- Born: October 30, 1954 (age 71)
- Education: University of Chicago, University of Oklahoma
- Scientific career
- Fields: Archaeology
- Doctoral advisor: Raymond D. Fogelson

= John Daniel Rogers =

American curator and archaeologist (born 1954)

John Daniel Rogers (born October 30, 1954) is an American archaeologist who is Curator of Archaeology in the Department of Anthropology at the National Museum of Natural History (NMNH) at the Smithsonian Institution in Washington, DC. He is well known for his archaeological work with the Spiro Mounds in Oklahoma and other sites in the southeastern United States, and has studied the rise of chiefdoms and empires across the world.

His work has often focused on households as a bridge to understanding the structure of complex societies and the interrelatedness of settlement, subsistence and political structures on a macroscopic scale. He has also done significant research on interpreting the processes of culture contact and colonization at the edges of empires by comparing data from a variety of areas, including the Great Plains, Central Mexico, the Caribbean, and Inner Asia.

His recent work explores the human impact on the environment as evidenced by archaeology. Through National Science Foundation grants, Dr. Rogers and collaborators at George Mason University are using agent-based simulations to model the rise and fall of Inner Asian empires. Eventually, the team will explore long-term human impacts on the environment, especially the sustainability and resilience of different social systems.

==Education==

Ph.D. 1987, University of Chicago (Anthropology)
Dissertation: Culture Contact and Material Change: Arikara and Euro-American Interactions in the Eighteenth and Nineteenth Centuries

M.A. 1982, University of Oklahoma (Anthropology)
Thesis: Social Ranking and Change in the Harlan and Spiro Phases of Eastern Oklahoma

B.A. 1976, University of Oklahoma (Anthropology, minor in Zoology)

==Career==
Rogers has been a Curator of Archaeology at the National Museum of Natural History since 1989. He was the Chairman of the Department of Anthropology at NMNH from 2005 to 2010, and co-chair from 2000 to 2002. He has also served as the Head of the Division of Archaeology from 1992 to 1999 and from 2004 to 2005.

In 1994, the Society for American Archaeology honored him with the Presidential Recognition Award.
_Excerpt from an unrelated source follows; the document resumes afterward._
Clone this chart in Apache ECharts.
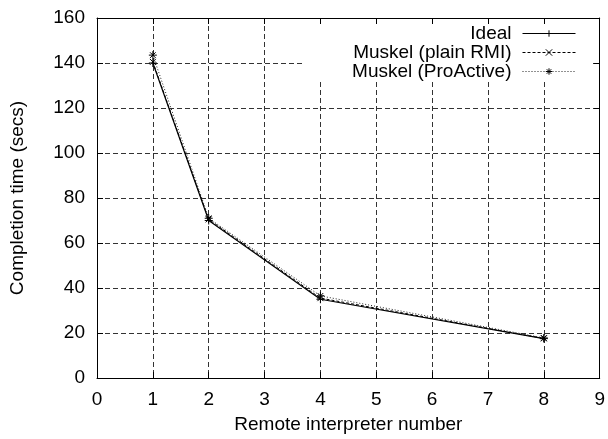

The National Museum of Natural History awarded Rogers the Science Achievement Award in 2005 for his publication, Archaeology and the Interpretation of Colonial Encounters, and again in 2008 for his article, The Contingencies of State Formation in Eastern Inner Asia

Rogers teaches anthropology and museum studies at The George Washington University, where he has been an adjunct professor since 2003. His courses focus on museum anthropology and the interaction between museums and the public. His course Anthropology in the Museum underscores the rich archaeological and ethnographic resources in museum collections, and each student undertakes a major collections-based research project.

Currently, Rogers is the Co-PI on a multi-year National Science Foundation (NSF) grant, Cyber-Enabled Understanding of Complexity in Socio-Ecological Systems Using Computational Thinking with his colleagues, Claudio Cioffi-Revilla, (PI), Sean Luke (Co-PI), and Paul Schopf (Co-PI), which follows their work on a previous NSF grant, Agent-Based Dynamics of Social Complexity: Modeling Adaptive Behavior and Long-Term Change in Inner Asia, from 2006 to 2010.